“The limits of my language means the limits of my world.”
“If you could say it in words, there would be no reason to paint.”
“A man with a scant vocabulary will almost certainly be a weak thinker. The richer and more copious one's vocabulary and the greater one's awareness of fine distinctions and subtle nuances of meaning, the more fertile and precise is likely to be one's thinking. Knowledge of things and knowledge of the words for them grow together. If you do not know the words, you can hardly know the thing.”
Henry Hazlitt, Thinking as a Science
I have long pondered the ever increasing importance of the visual compared to the written word—and am not exactly happy with my conclusions.
The visual seems to be winning out even though it can’t do the same job—and can scarcely handle nuance and complexity at all. The visual appeals primarily to our emotions—with intellect scarcely getting a look in. It also distracts from the writing—which is one of the reasons why enhanced books have not been more successful (except in niche areas). People naturally gravitate to the easy—so, if there are plenty of pictures, they will tend to focus on those. In contrast, reading takes effort—sometimes considerable effort.
Strange how we talk about reading as if it was the complete skill. Doubtless, we don’t mean to because we do also teach comprehension—but my sense is that, all too often, we pay lip service to the latter. Reading—in the sense that one really understands both meaning and context—is a major skill and less than common.
I love the visual—but I love writing more. How to reconcile this? I seem to spend my life dealing with such conundrums? Throughout my life, I have had people telling me I think too much.
They really mean “question too much.”
Since I have great respect for the intellect I have been gifted with, I am of the opinion that the truth is that I think—and question—far too little.

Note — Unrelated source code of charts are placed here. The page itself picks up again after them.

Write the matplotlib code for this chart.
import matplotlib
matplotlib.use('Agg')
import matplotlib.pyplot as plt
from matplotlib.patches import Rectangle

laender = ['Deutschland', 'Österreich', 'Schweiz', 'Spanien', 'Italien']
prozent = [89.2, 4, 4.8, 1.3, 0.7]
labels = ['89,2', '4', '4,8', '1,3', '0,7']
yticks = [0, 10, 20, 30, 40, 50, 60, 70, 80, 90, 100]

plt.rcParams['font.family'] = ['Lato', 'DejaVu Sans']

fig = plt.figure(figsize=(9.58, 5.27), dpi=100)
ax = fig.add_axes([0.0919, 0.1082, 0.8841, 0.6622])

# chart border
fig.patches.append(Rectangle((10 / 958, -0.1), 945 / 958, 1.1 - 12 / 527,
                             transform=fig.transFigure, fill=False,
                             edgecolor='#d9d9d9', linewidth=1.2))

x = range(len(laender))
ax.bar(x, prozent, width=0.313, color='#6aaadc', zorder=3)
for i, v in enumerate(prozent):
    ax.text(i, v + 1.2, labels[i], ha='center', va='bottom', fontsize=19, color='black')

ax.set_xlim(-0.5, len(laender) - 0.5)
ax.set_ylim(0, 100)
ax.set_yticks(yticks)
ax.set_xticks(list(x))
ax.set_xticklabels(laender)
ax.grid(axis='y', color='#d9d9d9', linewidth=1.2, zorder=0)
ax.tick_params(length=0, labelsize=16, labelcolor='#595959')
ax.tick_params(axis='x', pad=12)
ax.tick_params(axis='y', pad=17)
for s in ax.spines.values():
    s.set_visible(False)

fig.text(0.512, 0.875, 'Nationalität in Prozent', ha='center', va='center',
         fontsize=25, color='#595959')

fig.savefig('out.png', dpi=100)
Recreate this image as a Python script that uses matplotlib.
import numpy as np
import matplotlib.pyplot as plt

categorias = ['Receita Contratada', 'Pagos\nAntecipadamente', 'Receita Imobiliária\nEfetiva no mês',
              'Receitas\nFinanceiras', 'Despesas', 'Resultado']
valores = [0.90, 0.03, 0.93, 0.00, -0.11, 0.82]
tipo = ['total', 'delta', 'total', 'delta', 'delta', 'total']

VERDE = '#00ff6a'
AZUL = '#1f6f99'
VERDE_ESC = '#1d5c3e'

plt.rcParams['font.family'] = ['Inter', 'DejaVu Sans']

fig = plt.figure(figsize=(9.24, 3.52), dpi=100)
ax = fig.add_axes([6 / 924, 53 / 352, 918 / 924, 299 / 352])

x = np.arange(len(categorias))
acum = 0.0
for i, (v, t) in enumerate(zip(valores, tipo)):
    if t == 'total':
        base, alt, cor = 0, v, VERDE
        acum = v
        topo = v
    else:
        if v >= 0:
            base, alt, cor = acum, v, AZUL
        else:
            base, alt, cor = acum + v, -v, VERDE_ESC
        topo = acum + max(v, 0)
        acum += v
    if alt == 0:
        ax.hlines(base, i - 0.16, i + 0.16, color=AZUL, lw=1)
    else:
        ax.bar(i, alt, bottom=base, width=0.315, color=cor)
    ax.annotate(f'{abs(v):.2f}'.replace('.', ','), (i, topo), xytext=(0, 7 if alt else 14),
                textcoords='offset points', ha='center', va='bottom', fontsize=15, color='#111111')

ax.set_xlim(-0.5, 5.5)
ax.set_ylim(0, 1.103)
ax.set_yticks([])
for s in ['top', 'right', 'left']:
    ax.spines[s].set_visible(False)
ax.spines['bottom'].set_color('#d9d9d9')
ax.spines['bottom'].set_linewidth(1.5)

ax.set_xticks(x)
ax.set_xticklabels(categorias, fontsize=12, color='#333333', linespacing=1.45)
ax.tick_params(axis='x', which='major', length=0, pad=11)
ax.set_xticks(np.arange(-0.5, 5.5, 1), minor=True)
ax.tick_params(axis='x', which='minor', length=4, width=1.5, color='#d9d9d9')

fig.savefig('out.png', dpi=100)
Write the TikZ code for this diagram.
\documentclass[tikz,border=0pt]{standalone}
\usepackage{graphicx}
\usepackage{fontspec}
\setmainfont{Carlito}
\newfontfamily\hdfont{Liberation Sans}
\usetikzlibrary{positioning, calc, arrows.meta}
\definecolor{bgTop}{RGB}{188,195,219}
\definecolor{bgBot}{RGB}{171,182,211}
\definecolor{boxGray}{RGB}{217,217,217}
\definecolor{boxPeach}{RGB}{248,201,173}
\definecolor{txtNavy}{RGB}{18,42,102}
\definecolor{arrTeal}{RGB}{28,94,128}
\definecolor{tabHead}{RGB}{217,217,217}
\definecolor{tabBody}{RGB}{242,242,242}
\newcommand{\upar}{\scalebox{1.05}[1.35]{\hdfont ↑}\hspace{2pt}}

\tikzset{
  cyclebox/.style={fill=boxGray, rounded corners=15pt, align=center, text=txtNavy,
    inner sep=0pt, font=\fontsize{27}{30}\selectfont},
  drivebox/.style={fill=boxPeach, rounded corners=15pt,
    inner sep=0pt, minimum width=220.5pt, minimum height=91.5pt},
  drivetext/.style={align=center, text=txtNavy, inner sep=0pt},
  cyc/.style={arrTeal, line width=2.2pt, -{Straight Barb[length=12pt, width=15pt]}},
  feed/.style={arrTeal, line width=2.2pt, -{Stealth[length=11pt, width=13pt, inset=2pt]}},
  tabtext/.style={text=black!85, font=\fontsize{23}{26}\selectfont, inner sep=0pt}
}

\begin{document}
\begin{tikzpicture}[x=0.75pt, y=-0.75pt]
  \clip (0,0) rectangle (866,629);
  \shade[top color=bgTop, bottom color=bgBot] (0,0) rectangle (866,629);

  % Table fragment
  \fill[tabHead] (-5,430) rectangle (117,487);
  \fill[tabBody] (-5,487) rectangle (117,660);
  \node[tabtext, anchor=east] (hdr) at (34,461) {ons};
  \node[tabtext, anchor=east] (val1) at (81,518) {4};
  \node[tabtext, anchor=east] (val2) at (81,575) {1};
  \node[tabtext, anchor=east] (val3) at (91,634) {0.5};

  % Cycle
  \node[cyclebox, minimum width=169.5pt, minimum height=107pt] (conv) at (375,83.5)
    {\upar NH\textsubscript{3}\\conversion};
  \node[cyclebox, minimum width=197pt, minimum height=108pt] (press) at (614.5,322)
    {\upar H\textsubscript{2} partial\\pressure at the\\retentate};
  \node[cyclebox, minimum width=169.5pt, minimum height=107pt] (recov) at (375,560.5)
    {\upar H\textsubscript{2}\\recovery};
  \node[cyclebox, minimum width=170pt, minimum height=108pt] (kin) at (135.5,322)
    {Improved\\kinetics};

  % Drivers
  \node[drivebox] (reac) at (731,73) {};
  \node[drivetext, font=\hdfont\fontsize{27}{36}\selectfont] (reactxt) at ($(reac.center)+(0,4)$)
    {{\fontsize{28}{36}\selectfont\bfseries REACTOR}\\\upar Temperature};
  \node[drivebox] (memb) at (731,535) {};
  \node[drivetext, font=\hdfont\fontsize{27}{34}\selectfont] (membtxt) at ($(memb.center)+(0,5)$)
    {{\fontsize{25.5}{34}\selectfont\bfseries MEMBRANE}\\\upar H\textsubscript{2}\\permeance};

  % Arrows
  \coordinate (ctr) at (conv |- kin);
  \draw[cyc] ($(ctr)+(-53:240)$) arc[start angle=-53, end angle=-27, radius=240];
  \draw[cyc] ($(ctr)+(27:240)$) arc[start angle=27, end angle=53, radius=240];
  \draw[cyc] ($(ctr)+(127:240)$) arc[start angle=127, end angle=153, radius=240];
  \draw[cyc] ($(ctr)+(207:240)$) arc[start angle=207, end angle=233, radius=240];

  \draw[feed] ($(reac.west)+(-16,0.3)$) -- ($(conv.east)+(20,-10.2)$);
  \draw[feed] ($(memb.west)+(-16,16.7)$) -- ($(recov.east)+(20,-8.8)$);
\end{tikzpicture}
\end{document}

Your brain is there to be used!
Focused thought is a force of extraordinary power (because the logic of such thought tends to lead towards execution as well since an idea left unexecuted is of limited utility), but the trouble is that it means facing up to much that is unpalatable—both about oneself, and elsewhere. Of course, that assumes intellectual honesty.
On the other hand, how can one really think without intellectual honesty—which means focusing solely on the best information available, bypassing your own prejudices, recognizing your own weaknesses, and ignoring your own beliefs (unless those beliefs are supported by the evidence). The answer is that you can’t. Which may explain a great deal.